I've said this before and I'll say it again- those who say GCN is inherently a power hog are missing the point, AMD have essentially clocked all their cards up well past the perf / w sweet spot, which makes the power consumption look bad. GCN just doesn't like going above 1ghz- I mean dropping the power from 275W in the Fury X to 175W in nano whilst keeping 90% of your performance shows that nicely.

Now if AMD can keep this philosophy for Artic Islands maybe all isn't lost just yet :)
 


Keep in mind the GTX970 is using GDDR5. That is like a 25% difference in overall power usage, isn't it? So, you can't say "Maxwell vs Fiji" in this case. It is impressive, yes, but don't forget that "little" detail to put things in perspective when analyzing Fiji's GCN revision.

Cheers!
 


I don't think it's as simple as that- it depends very much *how many* gddr5 chips are used on the 970- given it's fairly conservative memory bus I think the answer is *not many*. I think the 25% reduction was an estimate going from Hawaii to Fiji (which is looking at the biggest Gddr5 interface ever made at 512 bits). The narrower memory interface on GM204 is probably one of the reasons it's so power efficient compared to AMD cards all with wider memory interfaces...

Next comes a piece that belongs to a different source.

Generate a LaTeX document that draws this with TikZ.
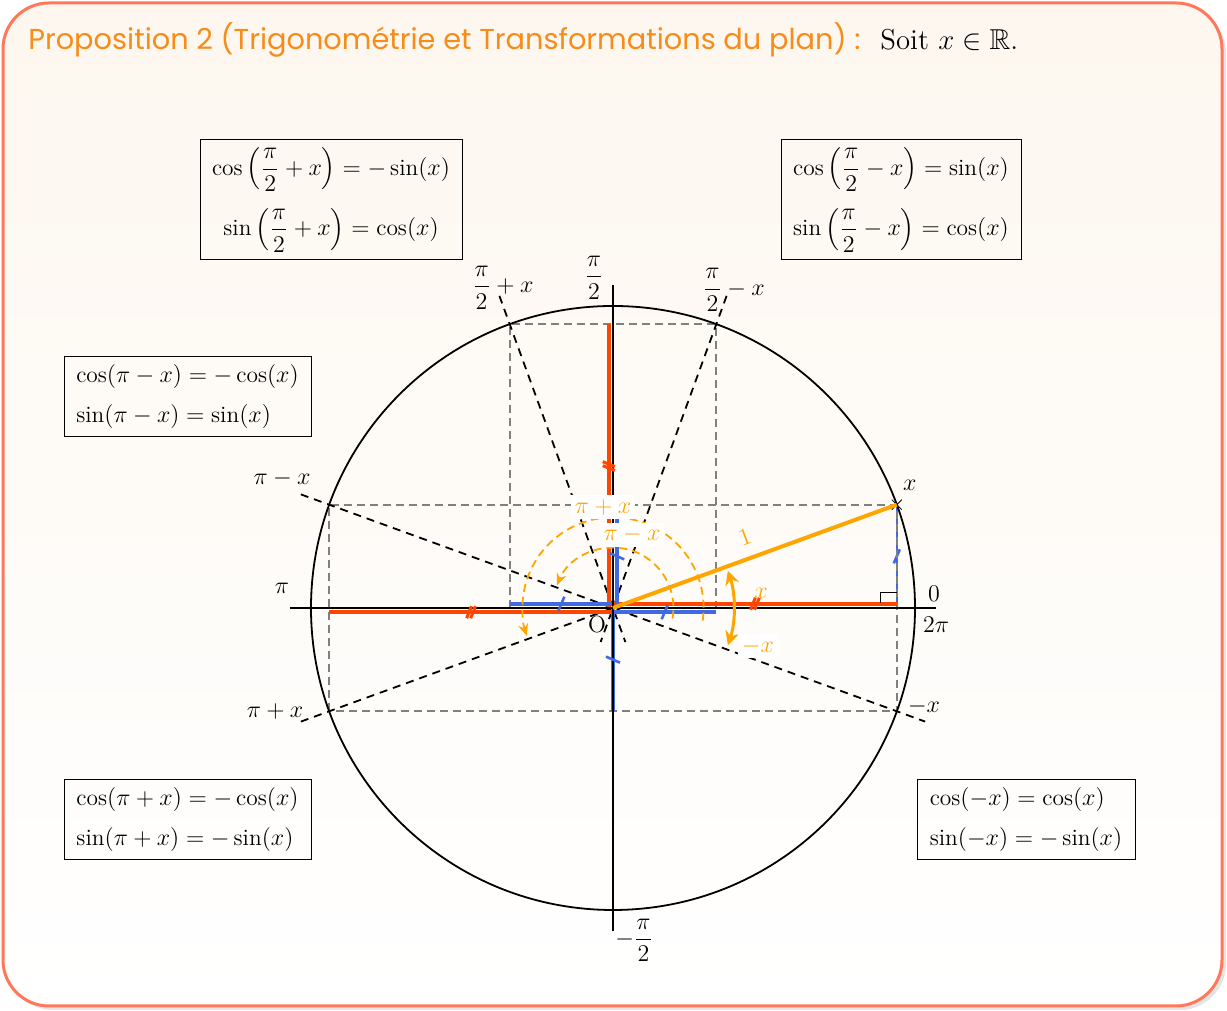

I guess it isn't an apples to apples comparison- but then, whilst the memory *should* save power- fiji does have over 4k stream processors compared to less than half that number on the 970- it's astonishing it's anywhere near the same power use imo.
 


First, you are comparing (GCN+HBM) vs (Maxwell+GDDR5). Therefore you are not comparing microarchitectures. Once Nvidia moves to HBM2 the next year the gap will increase again.

Second, AMD increased efficiency of Nano by reducing clocks, which is a pretty easy trick and again has nothing to do with GCN efficiency.

Third, GCN is an inefficient gaming architecture, because it is an architecture that targets both gaming and compute. RISC is less efficient that VLIW, because requires more hardware to do the same work.

Fourth, nowhere AMD Nano maintains the 90% of performance of Fury X. In fact, according to AMD, the gap is somewhere 30% above 1080p.